Meine schönste Kindheitserinnerung

„Meine schönste Kindheitserinnerung hat mein Schwager in einem Schrank gefunden, als wir das Haus nach dem Tod meiner Mutter ausgeräumt haben. Ein Brief von der amerikanischen Raumfahrtbehörde NASA. Ich hatte der NASA im Alter von neun Jahren geschrieben und gefragt, was ich tun muss, um Astronaut zu werden. Die Antwort der Behörde: ‚Du kannst leider kein Astronaut werden, weil Du Deutscher bist und eine Brille trägst.‘“

LEBENSDATEN

Harald Lesch, Jahrgang 1960, wuchs in einem hessischen Dorf auf. Seine Familie betrieb einen Gasthof, in dem er als Kind viel Zeit verbrachte und die Lesezirkel-Zeitungen nach Astronomie-Artikeln durchstöberte. Er studierte Physik und Philosophie in Gießen und Bonn.

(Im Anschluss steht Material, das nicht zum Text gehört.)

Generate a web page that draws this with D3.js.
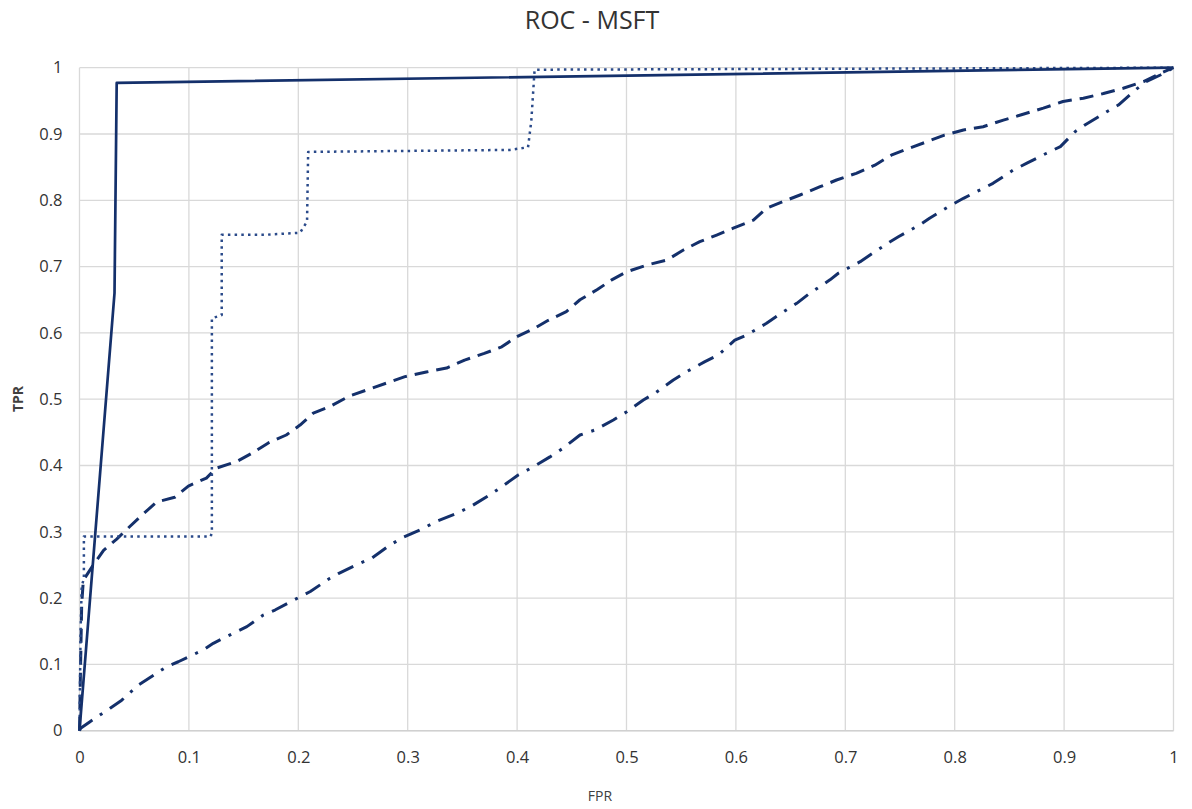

1987 promovierte er am Max-Planck-Institut für Radioastronomie. Zwischen 1988 und 1991 war Lesch Forschungsassistent an der Landessternwarte Heidelberg-Königstuhl, kehrte dann als wissenschaftlicher Mitarbeiter an das Max-Planck-Institut in Bonn zurück und habilitierte 1994 an der Universität Bonn. 1995 erhielt er den Ruf an die LMU in München.

Seine Medienkarriere startete Lesch beim Sender BR-alpha, zunächst mit alpha-Centauri, einer Bildungssendung, in der er Themen aus der Astrophysik behandelte. In den folgenden Jahren übernahm er die Moderation weiterer Wissenschaftssendungen im öffentlich-rechtlichen Fernsehen, im Spartenkanal Syfy und auf Youtube. Aktuell moderiert er die ZDF-Sendung „Leschs Kosmos“.

Für seine Arbeit hat er zahlreiche Preise aus den unterschiedlichsten Bereichen verliehen bekommen, darunter den Deutschen Fernsehpreis, den Bayrischen Verdienstorden und die Otto-Hahn-Medaille der Max-Planck-Gesellschaft für seine Dissertation.